**Set exercise:** Please set down all the lines beneath this one exactly, without the pictures.

=== Data block ===

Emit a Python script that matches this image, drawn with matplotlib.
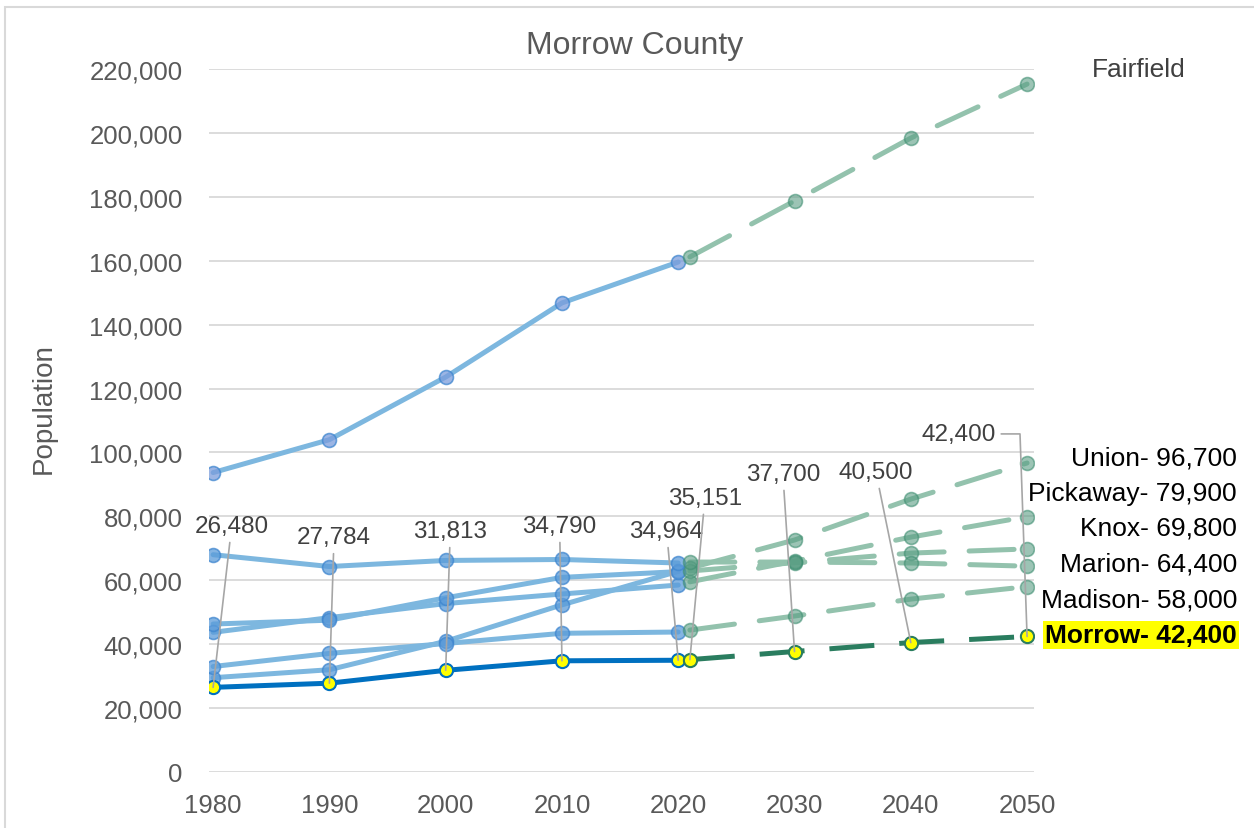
import numpy as np
import matplotlib.pyplot as plt
from matplotlib.patches import Rectangle
from matplotlib.ticker import FuncFormatter

plt.rcParams['font.family'] = ['Liberation Sans', 'DejaVu Sans']

years_hist = [1980, 1990, 2000, 2010, 2020]
years_proj = [2021, 2030, 2040, 2050]

counties = ["Fairfield", "Union", "Pickaway", "Knox", "Marion", "Madison"]
hist = {
    "Fairfield": [93700, 104000, 123600, 146800, 159600],
    "Union": [29500, 32000, 40900, 52300, 62800],
    "Pickaway": [43700, 48300, 52700, 55700, 58500],
    "Knox": [46300, 47500, 54500, 60900, 62700],
    "Marion": [68000, 64300, 66200, 66500, 65400],
    "Madison": [33000, 37100, 40200, 43400, 43800],
}
proj = {
    "Fairfield": [161200, 178700, 198400, 215300],
    "Union": [63800, 72600, 85400, 96700],
    "Pickaway": [59500, 66000, 73500, 79900],
    "Knox": [62900, 65500, 68500, 69800],
    "Marion": [65700, 65700, 65400, 64400],
    "Madison": [44400, 48800, 54100, 58000],
}
morrow_hist = [26480, 27784, 31813, 34790, 34964]
morrow_proj = [35151, 37700, 40500, 42400]

# label text positions for Morrow values (year, value)
hist_label_pos = [(1981.6, 77000), (1990.4, 73500), (2000.4, 75400), (2009.8, 77000), (2019.0, 75400)]
proj_label_pos = [(2022.3, 85800), (2029.0, 93300), (2037.0, 93900), (2044.1, 105800)]

right_labels = ["Union", "Pickaway", "Knox", "Marion", "Madison"]
right_label_y = [0.4475, 0.4045, 0.3624, 0.3188, 0.2757]

fig = plt.figure(figsize=(12.54, 8.29), dpi=100)
ax = fig.add_axes([0.1667, 0.0676, 0.6579, 0.8479])

light_blue = '#7db7df'
blue_mk = '#5b9bd9'
light_green = '#93c2ad'
green_mk = '#5a9e84'

for c in counties:
    mk = '#7b9ddc' if c == "Fairfield" else blue_mk
    ax.plot(years_hist, hist[c], color=light_blue, lw=3.6, solid_capstyle='round', zorder=2)
    ax.plot(years_hist, hist[c], ls='none', marker='o', ms=10, mfc=mk, mec='#3f86cf', mew=1.2,
            alpha=0.75, zorder=3)
    ax.plot(years_proj, proj[c], color=light_green, lw=3.6, dashes=(9, 5), dash_capstyle='round',
            zorder=2)
    ax.plot(years_proj, proj[c], ls='none', marker='o', ms=10, mfc=green_mk, mec='#3f8f72', mew=1.2,
            alpha=0.6, zorder=3)

ax.plot(years_hist, morrow_hist, color='#0070c0', lw=3.6, marker='o', ms=9.5,
        mfc='#ffff00', mec='#0070c0', mew=1.5, zorder=5)
ax.plot(years_proj, morrow_proj, color='#2a7d5f', lw=3.6, dashes=(9, 5), zorder=5)
ax.plot(years_proj, morrow_proj, ls='none', marker='o', ms=9.5, mfc='#ffff00', mec='#2a7d5f',
        mew=1.5, zorder=6)

lab_fs = 17.5
lead = dict(arrowstyle='-', color='#a6a6a6', lw=1.2, shrinkA=2, shrinkB=0)
for (x, y), (tx, ty) in zip(zip(years_hist, morrow_hist), hist_label_pos):
    ax.annotate(f"{y:,}", xy=(x, y), xytext=(tx, ty), ha='center', va='center', fontsize=lab_fs,
                color='#404040', arrowprops=lead, zorder=7)
for i, ((x, y), (tx, ty)) in enumerate(zip(zip(years_proj, morrow_proj), proj_label_pos)):
    if i == 3:
        ax.annotate(f"{y:,}", xy=(x, y), xytext=(tx, ty), ha='center', va='center', fontsize=lab_fs,
                    color='#404040', zorder=7,
                    arrowprops=dict(arrowstyle='-', color='#a6a6a6', lw=1.2, shrinkA=2, shrinkB=0,
                                    connectionstyle='angle,angleA=0,angleB=92,rad=0'))
    else:
        ax.annotate(f"{y:,}", xy=(x, y), xytext=(tx, ty), ha='center', va='center', fontsize=lab_fs,
                    color='#404040', arrowprops=lead, zorder=7)

ax.set_xlim(1979.65, 2050.6)
ax.set_ylim(0, 220000)
ax.set_xticks(np.arange(1980, 2051, 10))
ax.set_yticks(np.arange(0, 220001, 20000))
ax.yaxis.set_major_formatter(FuncFormatter(lambda v, p: f"{int(v):,}"))
ax.grid(axis='y', color='#d9d9d9', lw=1.3)
ax.set_axisbelow(True)
for s in ax.spines.values():
    s.set_visible(False)
ax.tick_params(length=0, labelsize=18.5, labelcolor='#595959')
ax.tick_params(axis='x', pad=15)
ax.tick_params(axis='y', pad=19)
ax.set_ylabel("Population", fontsize=20, color='#595959')
ax.yaxis.set_label_coords(-0.184, 0.519)

fig.text(0.5064, 0.944, "Morrow County", ha='center', va='center', fontsize=23, color='#595959')
fig.text(0.908, 0.915, "Fairfield", ha='center', va='center', fontsize=19, color='#404040')
for name, yy in zip(right_labels, right_label_y):
    fig.text(0.9865, yy, f"{name}- {proj[name][-1]:,}", ha='right', va='center', fontsize=19,
             color='black')
fig.text(0.9865, 0.2328, f"Morrow- {morrow_proj[-1]:,}", ha='right', va='center', fontsize=19,
         fontweight='bold', color='black',
         bbox=dict(boxstyle='square,pad=0.08', fc='#ffff00', ec='none'))

fig.patches.append(Rectangle((0.004, -0.01), 1.1, 1.0, transform=fig.transFigure, fill=False,
                             ec='#d9d9d9', lw=1.5))

fig.savefig("out.png", dpi=100)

===

**Written answer:**
Emit a Python script that matches this image, drawn with matplotlib.
import numpy as np
import matplotlib.pyplot as plt
from matplotlib.patches import Rectangle
from matplotlib.ticker import FuncFormatter

plt.rcParams['font.family'] = ['Liberation Sans', 'DejaVu Sans']

years_hist = [1980, 1990, 2000, 2010, 2020]
years_proj = [2021, 2030, 2040, 2050]

counties = ["Fairfield", "Union", "Pickaway", "Knox", "Marion", "Madison"]
hist = {
    "Fairfield": [93700, 104000, 123600, 146800, 159600],
    "Union": [29500, 32000, 40900, 52300, 62800],
    "Pickaway": [43700, 48300, 52700, 55700, 58500],
    "Knox": [46300, 47500, 54500, 60900, 62700],
    "Marion": [68000, 64300, 66200, 66500, 65400],
    "Madison": [33000, 37100, 40200, 43400, 43800],
}
proj = {
    "Fairfield": [161200, 178700, 198400, 215300],
    "Union": [63800, 72600, 85400, 96700],
    "Pickaway": [59500, 66000, 73500, 79900],
    "Knox": [62900, 65500, 68500, 69800],
    "Marion": [65700, 65700, 65400, 64400],
    "Madison": [44400, 48800, 54100, 58000],
}
morrow_hist = [26480, 27784, 31813, 34790, 34964]
morrow_proj = [35151, 37700, 40500, 42400]

# label text positions for Morrow values (year, value)
hist_label_pos = [(1981.6, 77000), (1990.4, 73500), (2000.4, 75400), (2009.8, 77000), (2019.0, 75400)]
proj_label_pos = [(2022.3, 85800), (2029.0, 93300), (2037.0, 93900), (2044.1, 105800)]

right_labels = ["Union", "Pickaway", "Knox", "Marion", "Madison"]
right_label_y = [0.4475, 0.4045, 0.3624, 0.3188, 0.2757]

fig = plt.figure(figsize=(12.54, 8.29), dpi=100)
ax = fig.add_axes([0.1667, 0.0676, 0.6579, 0.8479])

light_blue = '#7db7df'
blue_mk = '#5b9bd9'
light_green = '#93c2ad'
green_mk = '#5a9e84'

for c in counties:
    mk = '#7b9ddc' if c == "Fairfield" else blue_mk
    ax.plot(years_hist, hist[c], color=light_blue, lw=3.6, solid_capstyle='round', zorder=2)
    ax.plot(years_hist, hist[c], ls='none', marker='o', ms=10, mfc=mk, mec='#3f86cf', mew=1.2,
            alpha=0.75, zorder=3)
    ax.plot(years_proj, proj[c], color=light_green, lw=3.6, dashes=(9, 5), dash_capstyle='round',
            zorder=2)
    ax.plot(years_proj, proj[c], ls='none', marker='o', ms=10, mfc=green_mk, mec='#3f8f72', mew=1.2,
            alpha=0.6, zorder=3)

ax.plot(years_hist, morrow_hist, color='#0070c0', lw=3.6, marker='o', ms=9.5,
        mfc='#ffff00', mec='#0070c0', mew=1.5, zorder=5)
ax.plot(years_proj, morrow_proj, color='#2a7d5f', lw=3.6, dashes=(9, 5), zorder=5)
ax.plot(years_proj, morrow_proj, ls='none', marker='o', ms=9.5, mfc='#ffff00', mec='#2a7d5f',
        mew=1.5, zorder=6)

lab_fs = 17.5
lead = dict(arrowstyle='-', color='#a6a6a6', lw=1.2, shrinkA=2, shrinkB=0)
for (x, y), (tx, ty) in zip(zip(years_hist, morrow_hist), hist_label_pos):
    ax.annotate(f"{y:,}", xy=(x, y), xytext=(tx, ty), ha='center', va='center', fontsize=lab_fs,
                color='#404040', arrowprops=lead, zorder=7)
for i, ((x, y), (tx, ty)) in enumerate(zip(zip(years_proj, morrow_proj), proj_label_pos)):
    if i == 3:
        ax.annotate(f"{y:,}", xy=(x, y), xytext=(tx, ty), ha='center', va='center', fontsize=lab_fs,
                    color='#404040', zorder=7,
                    arrowprops=dict(arrowstyle='-', color='#a6a6a6', lw=1.2, shrinkA=2, shrinkB=0,
                                    connectionstyle='angle,angleA=0,angleB=92,rad=0'))
    else:
        ax.annotate(f"{y:,}", xy=(x, y), xytext=(tx, ty), ha='center', va='center', fontsize=lab_fs,
                    color='#404040', arrowprops=lead, zorder=7)

ax.set_xlim(1979.65, 2050.6)
ax.set_ylim(0, 220000)
ax.set_xticks(np.arange(1980, 2051, 10))
ax.set_yticks(np.arange(0, 220001, 20000))
ax.yaxis.set_major_formatter(FuncFormatter(lambda v, p: f"{int(v):,}"))
ax.grid(axis='y', color='#d9d9d9', lw=1.3)
ax.set_axisbelow(True)
for s in ax.spines.values():
    s.set_visible(False)
ax.tick_params(length=0, labelsize=18.5, labelcolor='#595959')
ax.tick_params(axis='x', pad=15)
ax.tick_params(axis='y', pad=19)
ax.set_ylabel("Population", fontsize=20, color='#595959')
ax.yaxis.set_label_coords(-0.184, 0.519)

fig.text(0.5064, 0.944, "Morrow County", ha='center', va='center', fontsize=23, color='#595959')
fig.text(0.908, 0.915, "Fairfield", ha='center', va='center', fontsize=19, color='#404040')
for name, yy in zip(right_labels, right_label_y):
    fig.text(0.9865, yy, f"{name}- {proj[name][-1]:,}", ha='right', va='center', fontsize=19,
             color='black')
fig.text(0.9865, 0.2328, f"Morrow- {morrow_proj[-1]:,}", ha='right', va='center', fontsize=19,
         fontweight='bold', color='black',
         bbox=dict(boxstyle='square,pad=0.08', fc='#ffff00', ec='none'))

fig.patches.append(Rectangle((0.004, -0.01), 1.1, 1.0, transform=fig.transFigure, fill=False,
                             ec='#d9d9d9', lw=1.5))

fig.savefig("out.png", dpi=100)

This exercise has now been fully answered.